- According to a recent survey by Fidelity Digital Assets, institutional investors, including US pension plans, are increasingly inclined to invest in crypto assets, including Bitcoin.
- The survey covered various institutional investor segments, including financial advisors, family offices, hedge funds, endowments, foundations, and pension funds.
- Despite the positive sentiment, the survey also illuminated the concerns and barriers faced by institutional investors. Price volatility emerged as the most significant obstacle, with 50% of respondents citing it as their primary concern.
Recent survey reveals increasing interest in crypto assets among institutional investors, despite concerns about price volatility and other barriers.
Institutional Investors Dominate Crypto Adoption
The survey findings indicate a significant surge in institutional interest in crypto assets. Of the total respondents, 74% expressed their intention to buy or invest in digital assets in the future, a slight increase from 71% in the previous year. Notably, US high-net-worth investors showcased a substantial rise in their preference for crypto assets, with future interest surging from 31% to 74% year over year.

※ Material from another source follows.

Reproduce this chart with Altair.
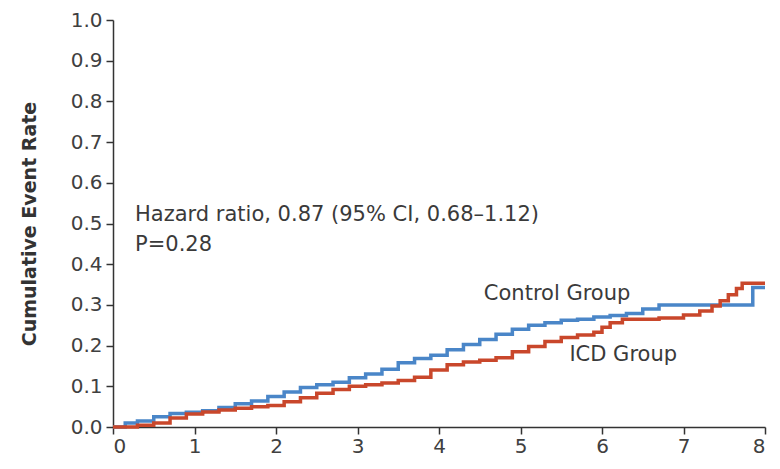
import altair as alt
import pandas as pd

control_t = [0, 0.15, 0.3, 0.5, 0.7, 0.9, 1.1, 1.3, 1.5, 1.7, 1.9, 2.1, 2.3, 2.5, 2.7, 2.9,
             3.1, 3.3, 3.5, 3.7, 3.9, 4.1, 4.3, 4.5, 4.7, 4.9, 5.1, 5.3, 5.5, 5.7, 5.9,
             6.1, 6.3, 6.5, 6.7, 7.85, 8.0]
control_v = [0, 0.01, 0.015, 0.025, 0.033, 0.036, 0.04, 0.048, 0.057, 0.064, 0.075, 0.086,
             0.097, 0.104, 0.11, 0.121, 0.13, 0.142, 0.158, 0.168, 0.176, 0.19, 0.203, 0.215,
             0.228, 0.24, 0.25, 0.256, 0.262, 0.265, 0.27, 0.274, 0.279, 0.29, 0.30, 0.343, 0.343]

icd_t = [0, 0.3, 0.5, 0.7, 0.9, 1.1, 1.3, 1.5, 1.7, 1.9, 2.1, 2.3, 2.5, 2.7, 2.9, 3.1, 3.3,
         3.5, 3.7, 3.9, 4.1, 4.3, 4.5, 4.7, 4.9, 5.1, 5.3, 5.5, 5.7, 5.9, 6.0, 6.1, 6.25,
         6.7, 7.0, 7.2, 7.35, 7.45, 7.55, 7.65, 7.72, 8.0]
icd_v = [0, 0.004, 0.01, 0.022, 0.032, 0.037, 0.042, 0.046, 0.05, 0.053, 0.062, 0.072, 0.083,
         0.092, 0.1, 0.104, 0.108, 0.114, 0.122, 0.14, 0.153, 0.16, 0.164, 0.17, 0.185, 0.198,
         0.21, 0.22, 0.226, 0.233, 0.245, 0.256, 0.265, 0.268, 0.275, 0.285, 0.297, 0.31,
         0.325, 0.34, 0.353, 0.353]

x_ticks = [0, 1, 2, 3, 4, 5, 6, 7, 8]
y_ticks = [0.0, 0.1, 0.2, 0.3, 0.4, 0.5, 0.6, 0.7, 0.8, 0.9, 1.0]

labels = ["Hazard ratio, 0.87 (95% CI, 0.68\u20131.12)", "P=0.28", "Control Group", "ICD Group"]
label_t = [0.27, 0.27, 4.55, 5.6]
label_v = [0.52, 0.448, 0.326, 0.178]

df = pd.concat([
    pd.DataFrame({"t": control_t, "v": control_v, "group": "Control Group"}),
    pd.DataFrame({"t": icd_t, "v": icd_v, "group": "ICD Group"}),
])
ann = pd.DataFrame({"t": label_t, "v": label_v, "text": labels})

FONT = "DejaVu Sans"

x_enc = alt.X("t:Q", scale=alt.Scale(domain=[0, 8], nice=False),
              axis=alt.Axis(values=x_ticks, title=None, format="d", grid=False,
                            tickSize=7, labelFontSize=20, labelPadding=2,
                            domainColor="#333", tickColor="#333", labelColor="#404040",
                            labelFont=FONT, domainWidth=1.5, tickWidth=1.5))
y_enc = alt.Y("v:Q", scale=alt.Scale(domain=[0, 1], nice=False),
              axis=alt.Axis(values=y_ticks, title="Cumulative Event Rate", format=".1f",
                            grid=False, tickSize=7, labelFontSize=20, labelPadding=4,
                            domainColor="#333", tickColor="#333", labelColor="#404040",
                            labelFont=FONT, titleFont=FONT, titleFontSize=19,
                            titleFontWeight="bold", titleColor="#333", titlePadding=31,
                            domainWidth=1.5, tickWidth=1.5))

lines = alt.Chart(df).mark_line(interpolate="step-after", strokeWidth=3.5).encode(
    x=x_enc, y=y_enc,
    color=alt.Color("group:N", scale=alt.Scale(domain=["Control Group", "ICD Group"],
                                               range=["#4a86c8", "#c9472b"]), legend=None),
    order=alt.Order("t:Q"),
)

text = alt.Chart(ann).mark_text(align="left", baseline="middle", fontSize=21, font=FONT,
                                color="#3a3a3a").encode(
    x="t:Q", y="v:Q", text="text:N")

chart = alt.layer(lines, text).properties(
    width=652, height=407,
    autosize=alt.AutoSizeParams(type="none"),
    padding={"left": 105, "top": 12, "right": 7, "bottom": 34},
).configure_view(stroke=None)

chart.save("out.html", embed_options={"renderer": "svg", "actions": False})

Concerns and Barriers to Crypto Investment
Despite the positive sentiment, the survey also illuminated the concerns and barriers faced by institutional investors. Price volatility emerged as the most significant obstacle, with 50% of respondents citing it as their primary concern. Other key concerns included the lack of fundamentals to gauge appropriate value (37%), security issues (35%), market manipulation (35%), and regulatory classification of certain coins as “unregistered securities” (33%).
Bitcoin ETFs Garner Strong Interest
The survey also explored the features of digital assets that institutional investors find most appealing. The potential for high upside, the opportunity for innovative tech investments, and the enablement of decentralization were cited as the most attractive aspects. Additionally, participation in decentralized finance (DeFi) and yield opportunities gained more attention compared to the previous year, while concerns about lack of correlation decreased.
Conclusion
The survey suggests that institutional investors in Europe and Asia are more accepting of digital assets in their portfolios than their US counterparts. Ultimately, Bitcoin exchange-traded funds (ETFs) and multi-digital asset funds, both actively and passively managed, emerged as the most appealing products among surveyed investors. The increased adoption reflected in the data speaks to a strong first half of the year for the digital assets industry. As of now, the largest cryptocurrency on the market, Bitcoin, has regained the $60,500 threshold after a steep drop of almost 20% from its all-time high of $73,700 on March 14 to $56,000 on Wednesday.